Additionally, instead of routing outputs to lower rank demultiplexers, demultiplexer 2000 may route outputs to a specific processing element in a two-dimensional array of processing elements. For example, the first switch 2020-1 may be activated, and a tensor element may be transmitted to a first processing element 2040-1. The first switch 2020-1 may be deactivated, and the second switch 2020-2 may be activated. A tensor element may then be transmitted to a second processing element 2040-2. Demultiplexer 2000 may be configured to transmit tensor elements to boundary processing elements. Additionally, demultiplexer 2000 may be configured to transmit tensor elements to the left boundary of the array of processing elements before transmitting tensor elements to the top boundary of the array of processing elements. For example, as shown in FIG. 20, processing elements 2040-1 to 2040-n correspond to processing elements on the left boundary of the array of processing elements, and processing elements 2041-1 to 2041-n correspond to processing elements on the top boundary of the array of processing elements. Processing elements on the left boundary of the array of processing elements may receive inputs corresponding to an input tensor of type A 2140, and processing elements on the right boundary of the array of processing elements may receive inputs corresponding to an input tensor of type B 2141.

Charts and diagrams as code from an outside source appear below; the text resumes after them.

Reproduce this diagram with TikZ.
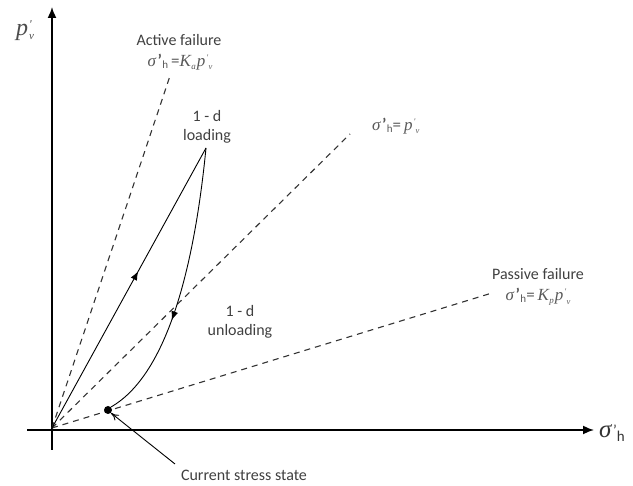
\documentclass[tikz,border=0pt]{standalone}
\usepackage{fontspec}
\setmainfont{Carlito}
\newfontfamily\tms{Liberation Serif}
\usetikzlibrary{arrows.meta,decorations.markings}
\newcommand\sgh{{\tms\itshape σ}\kern1.5pt{\bfseries '}\kern0.5pt\raisebox{-2pt}{\fontsize{11}{11}\selectfont h}}
\newcommand\pvv{{\tms\itshape p}\kern1pt\raisebox{6pt}{\fontsize{8.5}{8.5}\selectfont\tms\itshape '}\kern0.3pt\raisebox{-3.5pt}{\fontsize{8.5}{8.5}\selectfont\tms\itshape v}}
\newcommand\Ksub[1]{{\tms\itshape K}\kern0.5pt\raisebox{-3pt}{\fontsize{9}{9}\selectfont\tms\itshape #1}\kern1pt}
\tikzset{
  axis/.style={line width=1.6pt,-{Latex[length=11pt,width=9pt]}},
  failline/.style={line width=1.1pt,dash pattern=on 6pt off 5pt,black!80},
  path/.style={line width=0.9pt},
  lbl/.style={font=\fontsize{16}{19}\selectfont,text=black!75,align=center,inner sep=1pt},
  frm/.style={font=\fontsize{17}{19}\selectfont,text=black!65,inner sep=1pt},
}
\begin{document}
\begin{tikzpicture}[x=1pt,y=-1pt]
\path[use as bounding box] (0,0) rectangle (633,486);
\coordinate (O) at (52,428);
\coordinate (ybot) at (52,450);
\coordinate (ytop) at (52,7);
\coordinate (xl) at (27,430);
\coordinate (xr) at (594,430);
\draw[axis] (ybot) -- (ytop);
\draw[axis] (xl) -- (xr);
\node[font=\fontsize{24}{24}\selectfont,text=black!70] (pvlab) at (25,31) {{\tms\itshape p}\kern1pt\rlap{\raisebox{7pt}{\fontsize{12}{12}\selectfont\tms\itshape '}}\raisebox{-4pt}{\fontsize{11}{11}\selectfont\tms\itshape v}};
\node[font=\fontsize{25}{25}\selectfont,anchor=west,inner sep=0pt,text=black!80] (shlab) at (599,433) {{\tms\itshape σ}\kern1.5pt\raisebox{2pt}{\fontsize{15}{15}\selectfont '}\raisebox{-4pt}{\fontsize{15}{15}\selectfont h}};
% failure lines
\coordinate (Aend) at (170,76);
\coordinate (Nend) at (350,134);
\coordinate (Pend) at (492,293);
\draw[failline] (O) -- (Aend);
\draw[failline] (O) -- (Nend);
\draw[failline] (O) -- (Pend);
% labels
\node[lbl] (act) at (179,40) {Active failure};
\node[frm] (actf) at (180,62) {\sgh\,=\Ksub{a}\pvv};
\node[frm,anchor=west] (nf) at (371,126) {\sgh=\,\pvv};
\node[lbl] (pas) at (538,274) {Passive failure};
\node[frm] (pasf) at (538,297) {\sgh=\,\Ksub{p}\pvv};
\node[lbl] (ld) at (207,127) {1 - d\\loading};
\node[lbl] (uld) at (240,322) {1 - d\\unloading};
% loading / unloading
\coordinate (L) at (206,148);
\node[circle,fill=black,inner sep=0pt,minimum size=8pt] (D) at (108,410) {};
\draw[path,postaction={decorate},decoration={markings,mark=at position 0.56 with {\arrow{Latex[length=9pt,width=7pt]}}}] (O) -- (L);
\draw[path,postaction={decorate},decoration={markings,mark=at position 0.62 with {\arrow{Latex[length=9pt,width=7pt]}}}] (L) .. controls (196,250) and (172,372) .. (D.north east);
% current stress state
\node[lbl] (cur) at (244,475) {Current stress state};
\draw[line width=0.9pt,-{To[length=8pt,width=7pt]}] (175,464) -- (D.south east);
\end{tikzpicture}
\end{document}
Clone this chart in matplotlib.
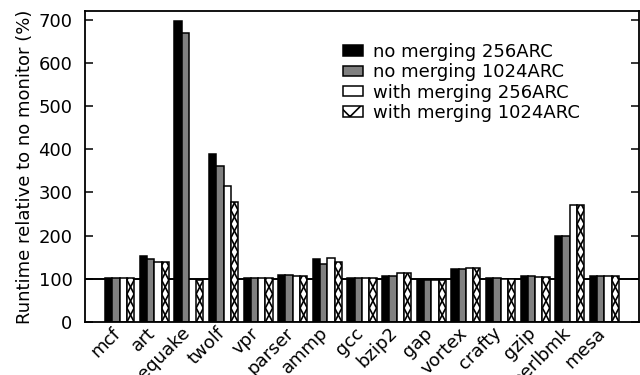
import numpy as np
import matplotlib
matplotlib.use("Agg")
import matplotlib.pyplot as plt
import matplotlib.transforms as mtransforms
from matplotlib.patches import Patch

plt.rcParams['font.family'] = ['DejaVu Sans']
plt.rcParams['hatch.linewidth'] = 1.2

benchmarks = ["mcf", "art", "equake", "twolf", "vpr", "parser", "ammp", "gcc",
              "bzip2", "gap", "vortex", "crafty", "gzip", "perlbmk", "mesa"]

no_merge_256 = [101, 153, 697, 390, 103, 108, 145, 103, 107, 98, 123, 101, 106, 198, 107]
no_merge_1024 = [101, 147, 668, 362, 103, 108, 134, 103, 106, 98, 123, 101, 106, 198, 107]
merge_256 = [101, 140, 0, 315, 103, 106, 148, 102, 114, 97, 125, 100, 105, 270, 107]
merge_1024 = [101, 139, 98, 278, 102, 106, 138, 102, 114, 97, 125, 100, 105, 270, 107]

series_labels = ["no merging 256ARC", "no merging 1024ARC",
                 "with merging 256ARC", "with merging 1024ARC"]
yticks = [0, 100, 200, 300, 400, 500, 600, 700]

FS = 13

fig = plt.figure(figsize=(6.4, 3.75), dpi=100)
ax = fig.add_axes([85 / 640, 1 - 322 / 375, 554 / 640, 311 / 375])
ax.set_xlim(0, 16)
ax.set_ylim(0, 720)

x = np.arange(1, len(benchmarks) + 1)
w = 0.21
faces = ["black", "#808080", "white", "white"]
data = [no_merge_256, no_merge_1024, merge_256, merge_1024]
containers = []
for i, (vals, fc) in enumerate(zip(data, faces)):
    containers.append(ax.bar(x + (i - 1.5) * w, vals, width=w, color=fc,
                             edgecolor="black", linewidth=1.1))

# zigzag cross pattern inside the last series' bars
px_per_unit = ax.transData.transform((0, 1))[1] - ax.transData.transform((0, 0))[1]
period = 14.0 / px_per_unit
for rect in containers[3].patches:
    x0 = rect.get_x()
    x1 = x0 + rect.get_width()
    h = rect.get_height()
    if h <= 0:
        continue
    n = int(np.ceil(h / period)) + 1
    k = np.arange(n + 1)
    ys = k * period
    for xs in (np.where(k % 2 == 0, x0, x1), np.where(k % 2 == 0, x1, x0)):
        ln, = ax.plot(xs, ys, color="black", linewidth=1.2, zorder=1.5)
        ln.set_clip_path(rect)

ax.axhline(100, color="black", linewidth=1.4, zorder=0.5)

ax.set_yticks(yticks)
ax.set_xticks(x)
ax.set_xticklabels([])
label_tf = ax.get_xaxis_transform() + mtransforms.ScaledTranslation(
    -8 / 100, -2 / 100, fig.dpi_scale_trans)
for xi, name in zip(x, benchmarks):
    ax.text(xi, 0, name, transform=label_tf, rotation=45, ha="right", va="top",
            rotation_mode="anchor", fontsize=FS, clip_on=False)
ax.tick_params(axis="x", length=0)
ax.tick_params(axis="y", direction="in", length=6, width=1.1, labelsize=FS,
               right=True, pad=9)
for s in ax.spines.values():
    s.set_linewidth(1.3)

ax.set_ylabel("Runtime relative to no monitor (%)", fontsize=FS, labelpad=3)

handles = [Patch(facecolor=fc, edgecolor="black", linewidth=1.1) for fc in faces[:3]]
handles.append(Patch(facecolor="white", edgecolor="black", linewidth=1.1, hatch="x"))
ax.legend(handles, series_labels, loc="upper left",
          bbox_to_anchor=(343 / 640, 1 - 43 / 375),
          bbox_transform=fig.transFigure, frameon=False, fontsize=FS,
          handlelength=1.1, handleheight=0.5, handletextpad=0.55,
          labelspacing=0.13, borderpad=0, borderaxespad=0)

fig.savefig("out.png", dpi=100)
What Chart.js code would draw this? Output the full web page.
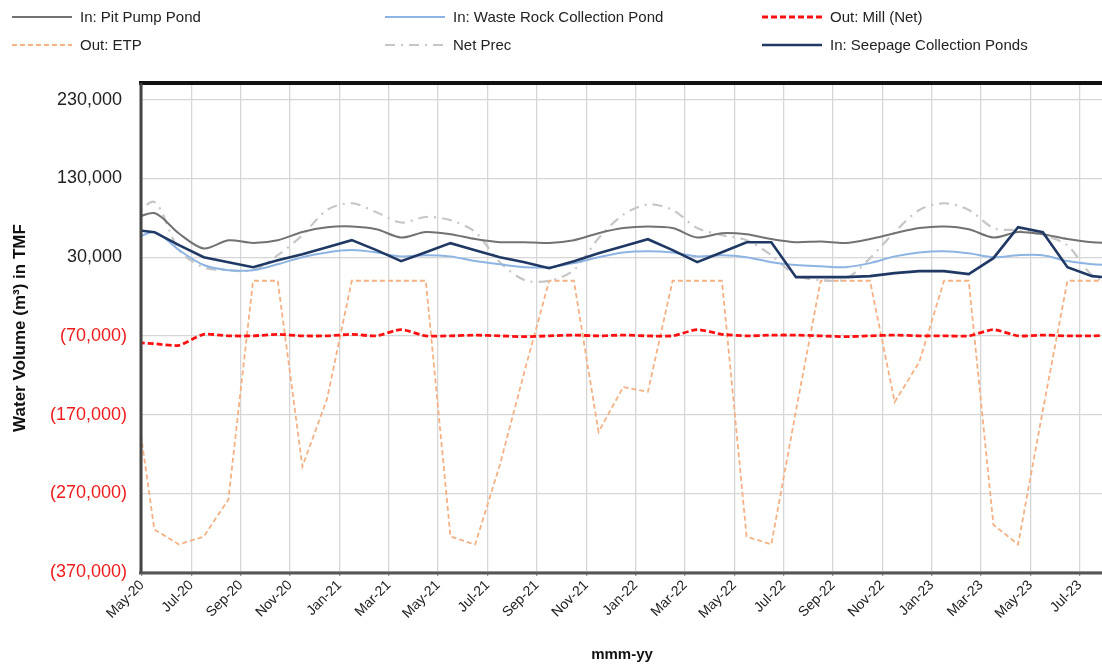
<!DOCTYPE html>
<html>
<head>
<meta charset="utf-8">
<script src="https://cdn.jsdelivr.net/npm/chart.js@4.4.1/dist/chart.umd.min.js"></script>
<style>
html, body { margin: 0; padding: 0; background: #fff; overflow: hidden; }
#wrap { width: 1102px; height: 665px; position: relative; }
</style>
</head>
<body>
<div id="wrap"><canvas id="chart"></canvas></div>
<script>
// one value per month, mid-month; Apr-20 sits left of the axis and is clipped
const months = ['Apr-20','May-20','Jun-20','Jul-20','Aug-20','Sep-20','Oct-20','Nov-20','Dec-20',
  'Jan-21','Feb-21','Mar-21','Apr-21','May-21','Jun-21','Jul-21','Aug-21','Sep-21','Oct-21','Nov-21','Dec-21',
  'Jan-22','Feb-22','Mar-22','Apr-22','May-22','Jun-22','Jul-22','Aug-22','Sep-22','Oct-22','Nov-22','Dec-22',
  'Jan-23','Feb-23','Mar-23','Apr-23','May-23','Jun-23','Jul-23','Aug-23'];

const pitPump = [76000, 86000, 60000, 41000, 51500, 48000, 51500, 62000, 68000, 69000, 65500,
  55000, 62000, 59000, 53000, 49000, 49000, 48000, 51500, 60500, 67000,
  69000, 67000, 55000, 60500, 59000, 53000, 49000, 50000, 48000, 53000, 60500, 67000,
  69000, 65500, 55000, 62000, 59000, 53000, 49000, 48000];

const wasteRock = [49000, 62000, 39000, 20000, 13500, 13500, 21000, 30000, 36000, 39000, 36000,
  31000, 32500, 31000, 25000, 21000, 17300, 17300, 22400, 30000, 36000,
  37600, 36000, 31000, 32500, 30000, 23600, 20000, 18500, 17300, 22400, 31000, 36000,
  37600, 35000, 30000, 32500, 32500, 25000, 21000, 20000];

const millNet = [-78000, -80000, -82000, -68000, -70000, -70000, -68000, -70000, -70000, -68000, -70000,
  -62000, -70000, -70000, -69000, -70000, -71000, -70000, -69000, -70000, -69000,
  -70000, -70000, -62000, -68000, -70000, -69000, -69000, -70000, -71000, -70000, -69000, -70000,
  -70000, -70000, -62000, -70000, -69000, -70000, -70000, -69000];

const etp = [-95000, -316000, -335000, -325000, -278000, 0, 0, -236000, -150000, 0, 0,
  0, 0, -325000, -335000, -234000, -115000, 0, 0, -192000, -135000,
  -141000, 0, 0, 0, -325000, -335000, -165000, 0, 0, 0, -154000, -103000,
  0, 0, -310000, -335000, -165000, 0, 0, 0];

const netPrec = [75000, 100000, 39000, 17000, 13500, 13500, 32500, 58000, 90000, 98500, 87000,
  74000, 81000, 77000, 62000, 23600, 800, 0, 13500, 54000, 84000,
  97000, 90000, 67000, 58000, 51600, 32500, 7000, 800, 2000, 28700, 62000, 90000,
  98500, 90000, 67000, 64000, 58000, 45000, 7000, -5000];

const seepage = [65500, 61700, 45200, 30000, 23600, 17300, 26200, 33800, 42700, 51600, 38900,
  24900, 36300, 47800, 38900, 30000, 23600, 16000, 24900, 35100, 44000,
  52800, 38900, 23600, 36300, 49000, 49000, 4600, 4600, 4600, 5900, 9700, 12200,
  12200, 8400, 28700, 68000, 61700, 17300, 5900, 3300];

const yTicks = [230000, 130000, 30000, -70000, -170000, -270000, -370000];

const FONT = 'Liberation Sans, Arial, sans-serif';

// x is months after 1 May 2020, point placed mid-month
function pts(arr) {
  return arr.map((v, k) => ({ x: k - 0.5, y: v }));
}

function fmt(v) {
  const s = Math.abs(v).toLocaleString('en-US');
  return v < 0 ? '(' + s + ')' : s + ' ';
}

const legendPos = [[12, 17], [385, 17], [762, 17], [12, 45], [385, 45], [762, 45]];

const legendPlugin = {
  id: 'gridLegend',
  afterDraw(chart) {
    const ctx = chart.ctx;
    chart.data.datasets.forEach((ds, i) => {
      const [x, y] = legendPos[i];
      ctx.save();
      ctx.strokeStyle = ds.borderColor;
      ctx.lineWidth = ds.borderWidth;
      ctx.setLineDash(ds.borderDash || []);
      ctx.beginPath();
      ctx.moveTo(x, y);
      ctx.lineTo(x + 60, y);
      ctx.stroke();
      ctx.setLineDash([]);
      ctx.fillStyle = '#222';
      ctx.font = '15px ' + FONT;
      ctx.textBaseline = 'middle';
      ctx.fillText(ds.label, x + 68, y + 1);
      ctx.restore();
    });
  }
};

const framePlugin = {
  id: 'frame',
  afterDraw(chart) {
    const { ctx, chartArea: a } = chart;
    ctx.save();
    ctx.lineCap = 'butt';
    ctx.strokeStyle = '#111';
    ctx.lineWidth = 4;
    ctx.beginPath();
    ctx.moveTo(a.left - 3, a.top - 1);
    ctx.lineTo(a.right + 2, a.top - 1);
    ctx.stroke();
    ctx.strokeStyle = '#444';
    ctx.lineWidth = 3;
    ctx.beginPath();
    ctx.moveTo(a.left - 1, a.top - 1);
    ctx.lineTo(a.left - 1, a.bottom + 1);
    ctx.stroke();
    ctx.strokeStyle = '#555';
    ctx.beginPath();
    ctx.moveTo(a.left - 3, a.bottom + 1);
    ctx.lineTo(a.right + 2, a.bottom + 1);
    ctx.stroke();
    ctx.restore();
  }
};

new Chart(document.getElementById('chart'), {
  type: 'line',
  data: {
    datasets: [
      { label: 'In: Pit Pump Pond', data: pts(pitPump), borderColor: '#727272', borderWidth: 2, tension: 0.3, order: 3 },
      { label: 'In: Waste Rock Collection Pond', data: pts(wasteRock), borderColor: '#8db4e2', borderWidth: 2, tension: 0.3, order: 4 },
      { label: 'Out: Mill (Net)', data: pts(millNet), borderColor: '#ff1010', borderWidth: 2.8, borderDash: [6, 3], tension: 0.2, order: 2 },
      { label: 'Out: ETP', data: pts(etp), borderColor: '#f4b183', borderWidth: 1.8, borderDash: [5, 3], order: 6 },
      { label: 'Net Prec', data: pts(netPrec), borderColor: '#c6c6c6', borderWidth: 2.2, borderDash: [10, 6, 2, 6], tension: 0.3, order: 5 },
      { label: 'In: Seepage Collection Ponds', data: pts(seepage), borderColor: '#1f3864', borderWidth: 2.6, order: 1 }
    ]
  },
  options: {
    responsive: true,
    maintainAspectRatio: false,
    animation: false,
    layout: { padding: { top: 84, left: 0, right: 0, bottom: 0 } },
    elements: { point: { radius: 0 } },
    plugins: {
      legend: { display: false },
      tooltip: { enabled: false }
    },
    scales: {
      x: {
        type: 'linear',
        min: 0,
        max: 38.9,
        border: { display: false },
        grid: { color: '#d6d6d6', lineWidth: 1.3, tickLength: 4, tickColor: '#999' },
        ticks: {
          stepSize: 2,
          includeBounds: false,
          autoSkip: false,
          minRotation: 45,
          maxRotation: 45,
          padding: 1,
          color: '#222',
          font: { family: FONT, size: 14 },
          callback: v => months[v + 1]
        },
        title: {
          display: true,
          text: 'mmm-yy',
          color: '#111',
          font: { family: FONT, size: 15, weight: 'bold' },
          padding: { top: 2, bottom: 1 }
        },
        afterFit: s => { s.height = 93; s.paddingLeft = 0; s.paddingRight = 0; }
      },
      y: {
        min: -370000,
        max: 250000,
        border: { display: false },
        grid: { color: '#d6d6d6', lineWidth: 1.3, drawTicks: false },
        afterBuildTicks: s => { s.ticks = yTicks.map(v => ({ value: v })); },
        ticks: {
          padding: 15,
          font: { family: FONT, size: 18 },
          color: c => (c.tick && c.tick.value < 0 ? '#ee1c1c' : '#222'),
          callback: v => fmt(v)
        },
        title: {
          display: true,
          text: 'Water Volume (m\u00b3) in TMF',
          color: '#111',
          font: { family: FONT, size: 17, weight: 'bold' },
          padding: { top: 10, bottom: 0 }
        },
        afterFit: s => { s.width = 142; }
      }
    }
  },
  plugins: [legendPlugin, framePlugin]
});
</script>
</body>
</html>
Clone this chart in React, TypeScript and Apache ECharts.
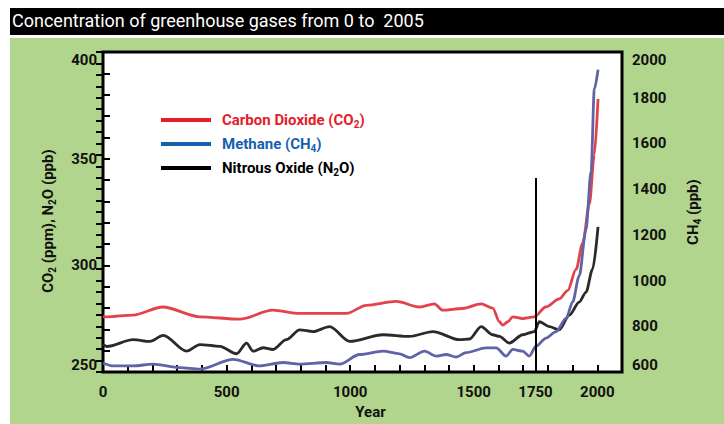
import React, { useEffect, useRef } from "react";
import * as echarts from "echarts";

const co2Years = [0, 16, 121, 242, 392, 553, 687, 796, 985, 1065, 1187, 1281, 1341, 1374, 1455, 1530, 1577, 1604, 1617, 1638, 1658, 1698, 1745, 1792, 1846, 1880, 1914, 1941, 1968, 1988, 2003];
const co2Values = [276, 275.9, 276.7, 280.5, 275.9, 274.8, 279, 277.5, 277.5, 281.3, 283.1, 280.5, 282, 279, 279.8, 282, 280, 273.6, 272, 273.6, 275.9, 275.1, 275.9, 280.5, 284.3, 288.2, 298.1, 310.4, 328.8, 351.8, 378];

const n2oYears = [0, 15, 122, 190, 244, 338, 392, 473, 540, 581, 607, 648, 688, 742, 796, 850, 917, 998, 1133, 1240, 1335, 1442, 1483, 1530, 1577, 1604, 1644, 1698, 1745, 1766, 1806, 1846, 1887, 1927, 1954, 1981, 2003];
const n2oValues = [263, 262, 265.2, 264.4, 267.2, 259.8, 262.9, 262.1, 258.6, 263.6, 259.8, 261.4, 260.6, 265.2, 269.8, 269, 271.3, 264.4, 267.5, 266.7, 269, 265.2, 265.5, 271.3, 267.5, 266.7, 263.6, 267.5, 269, 273.6, 271.3, 269.8, 276.7, 282.8, 287.4, 298.2, 318.1];

const ch4Years = [0, 42, 121, 203, 311, 392, 526, 634, 728, 796, 904, 958, 1038, 1133, 1200, 1240, 1301, 1348, 1388, 1429, 1469, 1550, 1591, 1631, 1658, 1698, 1725, 1752, 1793, 1833, 1874, 1900, 1927, 1954, 1975, 1988, 2003];
const ch4Values = [640, 627, 627, 635, 620, 613, 656, 627, 642, 635, 642, 635, 677, 692, 680, 663, 692, 670, 677, 666, 685, 706, 706, 670, 699, 692, 670, 713, 749, 777, 835, 906, 1021, 1221, 1479, 1837, 1923];

const xLabelValues = [0, 500, 1000, 1500, 1750, 2000];
const industrialYear = 1750;

const seriesNames = ["Carbon Dioxide (CO2)", "Methane (CH4)", "Nitrous Oxide (N2O)"];

const FONT = "Roboto, 'Noto Sans', sans-serif";

export default function App() {
  const ref = useRef<HTMLDivElement>(null);
  useEffect(() => {
    if (!ref.current) return;
    const chart = echarts.init(ref.current, null, { renderer: "svg" });
    const pair = (xs: number[], ys: number[]) => xs.map((x, i) => [x, ys[i]]);
    const labelStyle = { fontFamily: FONT, fontWeight: "bold", fontSize: 15, color: "#111" };
    const tickStyle = { show: true, inside: true, length: 7, lineStyle: { color: "#000", width: 2 } };
    const sub = (c: string) => ({ fontFamily: FONT, fontWeight: "bold", fontSize: 10, color: c, verticalAlign: "top", lineHeight: 10, padding: [8, 0, 0, 0] });
    const main = (c: string) => ({ fontFamily: FONT, fontWeight: "bold", fontSize: 15, color: c, lineHeight: 18 });
    const option: any = {
      animation: false,
      backgroundColor: "#ffffff",
      title: {
        text: "Concentration of greenhouse gases from 0 to  2005",
        left: 12,
        top: 11,
        padding: 0,
        textStyle: { color: "#fff", fontFamily: FONT, fontWeight: "normal", fontSize: 18 },
      },
      graphic: [
        { type: "rect", z: -10, shape: { x: 10, y: 8, width: 714, height: 27 }, style: { fill: "#000" } },
        { type: "rect", z: -10, shape: { x: 10, y: 38, width: 714, height: 386 }, style: { fill: "#b1d58c" } },
      ],
      grid: {
        show: true,
        left: 103,
        right: 102,
        top: 52,
        bottom: 46,
        backgroundColor: "#fff",
        borderColor: "#000",
        borderWidth: 3,
      },
      legend: {
        orient: "vertical",
        left: 156,
        top: 106,
        itemWidth: 50,
        itemHeight: 4,
        itemGap: 6,
        icon: "rect",
        textStyle: {
          padding: [0, 0, 0, 6],
          rich: {
            r: main("#e3202a"), rs: sub("#e3202a"),
            b: main("#1561ae"), bs: sub("#1561ae"),
            k: main("#000"), ks: sub("#000"),
          },
        },
        formatter: (name: string) => {
          if (name === seriesNames[0]) return "{r|Carbon Dioxide (CO}{rs|2}{r|)}";
          if (name === seriesNames[1]) return "{b|Methane (CH}{bs|4}{b|)}";
          return "{k|Nitrous Oxide (N}{ks|2}{k|O)}";
        },
        data: [
          { name: seriesNames[0], itemStyle: { color: "#e3202a" } },
          { name: seriesNames[1], itemStyle: { color: "#1561ae" } },
          { name: seriesNames[2], itemStyle: { color: "#000" } },
        ],
      },
      xAxis: [
        {
          type: "value", min: 0, max: 2100, interval: 100,
          axisLine: { show: false }, axisTick: tickStyle, axisLabel: { show: false }, splitLine: { show: false },
        },
        {
          type: "value", min: 0, max: 2100, interval: 50, position: "bottom",
          axisLine: { show: false }, axisTick: { show: false }, splitLine: { show: false },
          axisLabel: {
            ...labelStyle, margin: 12,
            formatter: (v: number) => (xLabelValues.includes(v) ? String(v) : ""),
          },
          name: "Year", nameLocation: "middle", nameGap: 31,
          nameTextStyle: { ...labelStyle, padding: [0, 0, 0, 16] },
        },
      ],
      yAxis: [
        {
          type: "value", min: 250, max: 400, interval: 10, position: "left",
          axisLine: { show: false }, axisTick: tickStyle, splitLine: { show: false },
          axisLabel: {
            ...labelStyle, margin: 6,
            verticalAlignMinLabel: "bottom", verticalAlignMaxLabel: "top",
            formatter: (v: number) => (v % 50 === 0 ? String(v) : ""),
          },
          name: "{n|CO}{s|2}{n| (ppm), N}{s|2}{n|O (ppb)}",
          nameLocation: "middle", nameRotate: 90, nameGap: 46,
          nameTextStyle: { padding: [0, 18, 0, 0], rich: { n: main("#111"), s: sub("#111") } },
        },
        {
          type: "value", min: 600, max: 2000, interval: 50, position: "right",
          axisLine: { show: false }, axisTick: tickStyle, splitLine: { show: false },
          axisLabel: {
            ...labelStyle, margin: 10,
            verticalAlignMinLabel: "bottom", verticalAlignMaxLabel: "top",
            formatter: (v: number) => (v % 200 === 0 ? String(v) : ""),
          },
          name: "{n|CH}{s|4}{n| (ppb)}",
          nameLocation: "middle", nameRotate: 90, nameGap: 62,
          nameTextStyle: { rich: { n: main("#111"), s: sub("#111") } },
        },
      ],
      series: [
        {
          name: seriesNames[0], type: "line", xAxisIndex: 0, yAxisIndex: 0,
          data: pair(co2Years, co2Values), showSymbol: false, smooth: 0.3, smoothMonotone: "x",
          lineStyle: { color: "#e4424a", width: 2.8 }, itemStyle: { color: "#e4424a" },
        },
        {
          name: seriesNames[2], type: "line", xAxisIndex: 0, yAxisIndex: 0,
          data: pair(n2oYears, n2oValues), showSymbol: false, smooth: 0.3, smoothMonotone: "x",
          lineStyle: { color: "#2a2a2a", width: 2.8 }, itemStyle: { color: "#2a2a2a" },
          markLine: {
            silent: true, symbol: "none", label: { show: false },
            lineStyle: { color: "#000", width: 2, type: "solid" },
            data: [[{ coord: [industrialYear, 250] }, { coord: [industrialYear, 341] }]],
          },
        },
        {
          name: seriesNames[1], type: "line", xAxisIndex: 0, yAxisIndex: 1,
          data: pair(ch4Years, ch4Values), showSymbol: false, smooth: 0.3, smoothMonotone: "x",
          lineStyle: { color: "#5f64a6", width: 2.8 }, itemStyle: { color: "#5f64a6" },
        },
      ],
    };
    chart.setOption(option);
    return () => chart.dispose();
  }, []);
  return <div ref={ref} style={{ position: "absolute", left: 0, top: 0, width: 724, height: 424 }} />;
}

The zero generator 2050 may route zeros to appropriate registers. The appropriate registers may be determined based on the clock cycle. For example, the number of clock cycles that have elapsed may be used to determine which element of the input tensors is currently being received by the demultiplexer 2000. The zero generator 2050 may then be configured to determine the number of zeros required. For example, the number of zeros required may depend on the row and column index values of a tensor element. The number of zeros required may decrement after every data transfer, until all processing elements in the array of processing elements have received inputs.

The zero generator 2050 may reduce the number of data transfers from the processing system 110 to the programmable logic 120 by reducing the number of zeros transmitted from the processing system 110 to the programmable logic 120. In some cases, the number of data transfers can be reduced by up to 50%, which can increase overall throughput and reduce memory requirements.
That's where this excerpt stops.